Think about a time when you were really mad to the point of almost losing control. You may have hit your hands hard against your steering wheel when a car cut you off, or kicked some object, or punched a pillow or wall. All of these actions end up turning against your own body because it’s a way to deflect the negative outcome that would ensue from directing this action towards the person it is actually meant for.

Retroflection is not only constrained to violent actions obviously, but to all actions that involve connection with others in your environment. One of the reasons we avoid action is because of the threat of nothingness. Once you have reached the stage of action there is no going back. The arrow has left the bow, and for better or worse that action will have consequences. Many people feel psychologically safer to stay in the phase of mobilization because they do not have to risk the possibility of things not turning out the way they hope. They speak about the projects they will undertake, the trips and vacations they will go on, the new job they want, or their desire to change careers or go back to school. But none of these goals ever come to fruition. They might be highly mobilized but are unconsciously blocked from the necessary phase of action because of the existential anxiety that accompanies nothingness.

Many psychologists from varying schools of thought have conceptualized depression as aggression turned inwards, and in the context of retroflection this definition makes a lot of sense. When you think about it depression is a state of having given up. It is a lack of hope both for the present and the future. Think about the accumulation of plans, dreams, and hopes that never find fruition. The body and psyche take the brunt of this energy instead of using it for the desired outlets. At some point a person is going to say enough is enough, and a state of depression sets in.

The person who spends most of his life stuck at this resistance is usually highly concerned with self-control. He has never learned how to let go or cut loose. He might fear his own emotions and exaggerate in his mind what the consequences will be of feeling something deeply like love, rage, or intense sadness. Many psychologists who work with depression have postulated that the state of depression is not sadness, but actually the absence of any feeling. It’s a gray abyss. The combination of reining in all emotions for an extended period of time and turning all of one’s energy inward until the body is beaten down is a powder keg for leading to a depressed state.

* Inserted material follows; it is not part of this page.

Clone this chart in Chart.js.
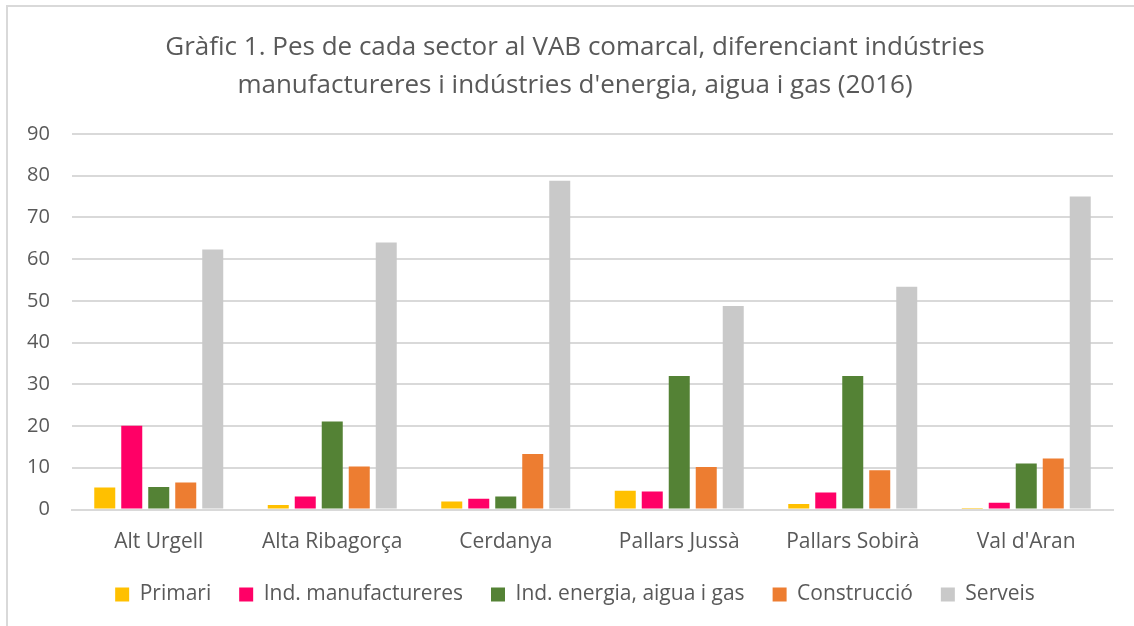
<!DOCTYPE html>
<html>
<head>
<meta charset="utf-8">
<script src="https://cdn.jsdelivr.net/npm/chart.js@4"></script>
<style>
html,body{margin:0;padding:0;background:#fff;overflow:hidden;}
#wrap{position:absolute;left:6px;top:5px;width:2000px;height:2000px;border:2px solid #d9d9d9;box-sizing:border-box;}
#c{position:absolute;left:0;top:0;}
</style>
</head>
<body>
<div id="wrap"></div>
<canvas id="c" width="1134" height="626"></canvas>
<script>
const categories = ["Alt Urgell", "Alta Ribagorça", "Cerdanya", "Pallars Jussà", "Pallars Sobirà", "Val d'Aran"];
const primari = [5.3, 1.1, 1.9, 4.5, 1.3, 0.1];
const manufactureres = [20.1, 3.1, 2.6, 4.3, 4.1, 1.6];
const energia = [5.4, 21.1, 3.1, 32.0, 32.0, 11.0];
const construccio = [6.5, 10.3, 13.3, 10.2, 9.4, 12.2];
const serveis = [62.3, 64.0, 78.8, 48.8, 53.4, 75.0];
const yTicks = [0, 10, 20, 30, 40, 50, 60, 70, 80, 90];

const font = "'Open Sans', 'Noto Sans', sans-serif";
const mk = (label, data, color) => ({label, data, backgroundColor: color, borderWidth: 0, categoryPercentage: 0.778, barPercentage: 0.778});

new Chart(document.getElementById('c'), {
  type: 'bar',
  data: {
    labels: categories,
    datasets: [
      mk('Primari', primari, '#ffc000'),
      mk('Ind. manufactureres', manufactureres, '#ff0066'),
      mk('Ind. energia, aigua i gas', energia, '#548235'),
      mk('Construcció', construccio, '#ed7d31'),
      mk('Serveis', serveis, '#c9c9c9')
    ]
  },
  options: {
    responsive: false,
    animation: false,
    devicePixelRatio: 1,
    layout: {padding: {left: 37, right: 21, top: 29, bottom: 11}},
    plugins: {
      title: {
        display: true,
        text: ["Gràfic 1. Pes de cada sector al VAB comarcal, diferenciant indústries", "manufactureres i indústries d'energia, aigua i gas (2016)"],
        color: '#595959',
        font: {family: font, size: 26, weight: 'normal', lineHeight: 1.4615},
        padding: {top: 0, bottom: 29}
      },
      legend: {
        position: 'bottom',
        labels: {
          color: '#595959',
          font: {family: font, size: 21},
          boxWidth: 14, boxHeight: 14,
          padding: 28
        }
      },
      tooltip: {enabled: false}
    },
    scales: {
      x: {
        grid: {display: false},
        border: {color: '#d9d9d9', width: 2},
        ticks: {color: '#595959', font: {family: font, size: 21}, padding: 12},
        afterFit: (ax) => { ax.height = 46.5; }
      },
      y: {
        min: 0, max: 90,
        afterBuildTicks: (ax) => { ax.ticks = yTicks.map(v => ({value: v})); },
        afterFit: (ax) => { ax.width = 35; },
        grid: {color: '#d9d9d9', lineWidth: 2, drawTicks: false},
        border: {display: false},
        ticks: {color: '#595959', font: {family: font, size: 20}, mirror: true, crossAlign: 'far', padding: -45}
      }
    }
  }
});
</script>
</body>
</html>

Most of us find enough ways to discharge our accumulated energy in projects, relationships, and life to avoid the state of depression most of the time but we can all benefit from confronting the areas in our lives where we are choosing not to act even though we want to and figure out why. Many avenues for growth and a more fulfilling life open up when we can summon the courage to let go, feel our emotions freely, and take a risk by interacting with our environment and the people in it.